The proposal was to enlarge the scope of operation of the securities industry legislation by extending the definition of "securities'' to encompass commodity and index options which were in fact already being traded on the Sydney Stock Exchange. This had nothing to do with securities options which were already within the definition and had long been traded on securities exchanges in Australia.
In fact the amending Act, by s 165(1)(p) and (w), omitted existing para (c) of the definition of "securities'' in the Securities Industry Code, and substituted the words "an option contract to which this Act applies''. Meaning was given to this expression by a new subs (8A) of s 4 of the Code which was as follows:
(8A) A reference in this Act to an option contract to which this Act applies is a reference to:
- (a)
- a contract under which a party to the contract acquires from another party to the contract an option or right, exercisable at or before a specified time, to purchase from, or to sell to, that other party a specified number of specified securities, or of securities included in a specified class of securities, at a price specified in, or to be determined in accordance with, the contract; or
- (b)
- a contract entered into on a stock market of a securities exchange or on an exempt stock market, being a contract under which a party to the contract acquires from another party to the contract an option or right, exercisable at or before a specified time:
- (i)
- to purchase from, or to sell to, that other party a specified amount of a specified foreign currency, or a specified quantity of a specified commodity, at a price specified in, or to be determined in accordance with, the contract; or
- (ii)
- to be paid by that other party an amount of money to be determined by reference to the amount by which a specified number is greater or less than the number of a specified index, being the Australian Stock Exchanges All Ordinaries Price Index or a prescribed index, as at the time when the option or right is exercised.
Clearly, para (a) was intended to continue the coverage of "securities options'' which had been the subject of the repealed para (c) of the definition of "securities''. Just as clearly, para (b) was intended to achieve the extension referred to in the explanatory memorandum. By reference to the explanatory memorandum, it is plain that the expression "a specified quantity of a specified commodity'' in para (b)(i) was intended to cover, at least immediately, gold and silver. The explanatory memorandum makes it plain that the word "commodity'' in para (b) was not intended to catch securities in general or shares in particular.

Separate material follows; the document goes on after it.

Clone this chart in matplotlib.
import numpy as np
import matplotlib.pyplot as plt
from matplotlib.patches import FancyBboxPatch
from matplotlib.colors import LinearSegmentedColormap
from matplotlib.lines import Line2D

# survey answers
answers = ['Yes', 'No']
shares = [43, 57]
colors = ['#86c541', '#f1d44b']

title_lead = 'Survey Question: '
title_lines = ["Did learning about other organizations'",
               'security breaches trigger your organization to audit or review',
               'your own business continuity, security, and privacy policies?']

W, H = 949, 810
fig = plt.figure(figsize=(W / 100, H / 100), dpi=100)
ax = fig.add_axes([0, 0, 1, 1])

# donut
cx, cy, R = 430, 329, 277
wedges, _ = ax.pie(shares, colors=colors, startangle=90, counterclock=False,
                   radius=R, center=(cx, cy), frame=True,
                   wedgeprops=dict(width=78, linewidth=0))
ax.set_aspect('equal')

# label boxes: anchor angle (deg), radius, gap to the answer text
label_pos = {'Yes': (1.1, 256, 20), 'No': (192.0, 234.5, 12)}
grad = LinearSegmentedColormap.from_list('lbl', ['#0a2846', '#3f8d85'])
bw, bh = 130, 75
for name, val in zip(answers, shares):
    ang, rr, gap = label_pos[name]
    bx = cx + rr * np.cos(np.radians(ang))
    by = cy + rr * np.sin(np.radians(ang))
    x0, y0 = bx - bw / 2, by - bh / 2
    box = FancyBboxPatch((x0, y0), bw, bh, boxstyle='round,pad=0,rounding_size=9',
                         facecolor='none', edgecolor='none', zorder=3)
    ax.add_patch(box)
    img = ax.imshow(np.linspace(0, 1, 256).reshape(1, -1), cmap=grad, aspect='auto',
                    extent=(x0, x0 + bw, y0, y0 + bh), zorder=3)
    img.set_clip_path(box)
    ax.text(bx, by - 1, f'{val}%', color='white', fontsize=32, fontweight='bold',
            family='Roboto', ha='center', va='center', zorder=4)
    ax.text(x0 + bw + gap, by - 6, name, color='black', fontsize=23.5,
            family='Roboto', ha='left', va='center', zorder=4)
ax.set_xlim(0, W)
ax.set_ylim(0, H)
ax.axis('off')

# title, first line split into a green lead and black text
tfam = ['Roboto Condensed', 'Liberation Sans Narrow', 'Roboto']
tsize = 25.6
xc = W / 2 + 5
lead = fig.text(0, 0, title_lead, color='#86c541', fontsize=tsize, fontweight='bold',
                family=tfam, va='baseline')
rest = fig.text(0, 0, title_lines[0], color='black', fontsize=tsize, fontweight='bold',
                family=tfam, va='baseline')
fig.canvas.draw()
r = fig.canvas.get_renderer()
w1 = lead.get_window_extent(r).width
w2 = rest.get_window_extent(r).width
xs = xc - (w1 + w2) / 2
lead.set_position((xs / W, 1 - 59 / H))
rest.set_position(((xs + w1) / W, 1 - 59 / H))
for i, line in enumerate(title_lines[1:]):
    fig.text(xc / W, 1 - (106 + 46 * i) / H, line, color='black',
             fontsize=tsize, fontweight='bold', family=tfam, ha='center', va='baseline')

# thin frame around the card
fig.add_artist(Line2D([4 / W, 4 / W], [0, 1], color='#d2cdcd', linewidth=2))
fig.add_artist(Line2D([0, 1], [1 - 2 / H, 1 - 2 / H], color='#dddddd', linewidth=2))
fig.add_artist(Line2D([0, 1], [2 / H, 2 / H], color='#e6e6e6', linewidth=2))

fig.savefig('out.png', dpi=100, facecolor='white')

Further, it should be noted that para (a) refers to "a specified number of specified securities or of securities included in a specified class of securities'' and that para (b)(i) refers to "a specified amount of a specified foreign currency and to "a specified quantity of a specified commodity''. The distinction between the word "number'' and the plural form of "securities'' in para (a) and the word "quantity'' and the singular form "commodity'' in para (b) again suggests the further reason why a share is not a "commodity'' referred to earlier, namely, that unlike gold and silver, shares are not quantifiable by weight or volume.
The definition of "option contract'' which was introduced as s 4(8A) by Act No 192 of 1985 is, in substance, the same as that now found in s 9 of the Law. Accordingly, the matters to which I have just referred are relevant to the position under the Law.
(xii) The Futures Industry Act 1986 (Cth) (Act No 72 of 1986) commenced on 1 July 1986. It was part of a package of three Acts. The other one of present relevance is the Companies and Securities Legislation Amendment (Futures Industry) Act 1986 (Cth) (Act No 74 of 1986). The legislation applied directly in the Australian Capital Territory and was made to apply in the States by Application of Laws Acts.
Unlike the Futures Markets Act 1979 (NSW), the Futures Industry Code was to prohibit unapproved persons from establishing, maintaining or providing futures markets. It was therefore to be expected that the line of demarcation between the subject matter of the existing Securities Industry Code and the subject matter of the proposed Futures Industry Code would receive attention. Paragraph 10 of the explanatory memorandum which accompanied the bills was as follows:
10. In order to provide an appropriate framework for the various "products'' traded on futures and securities exchanges, it is proposed that the following regime will apply:
- (a)
- The Futures Industry Bill will:
- (i)
- apply to futures contracts, options over futures contracts, and to commodity options traded on a futures exchange (it should be noted that, at this stage, the Futures Industry Bill will not apply to deliverable commodity options not traded on a futures exchange);
- (ii)
- adopt appropriate SIA provisions (eg prohibition on insider trading) to cover futures contracts where the underlying instrument is a security.
- (b)
- There will be no regulation of physical commodity sales or of the sale of commodity options not traded on a stock or futures exchange.
- (c)
- The SIA [Securities Industry Act] will apply to:
- (i)
- securities and commodity options traded on a stock exchange (but not options over futures):
- (ii)
- the marketing of discretionary accounts or of a right to participate in a commodity pool.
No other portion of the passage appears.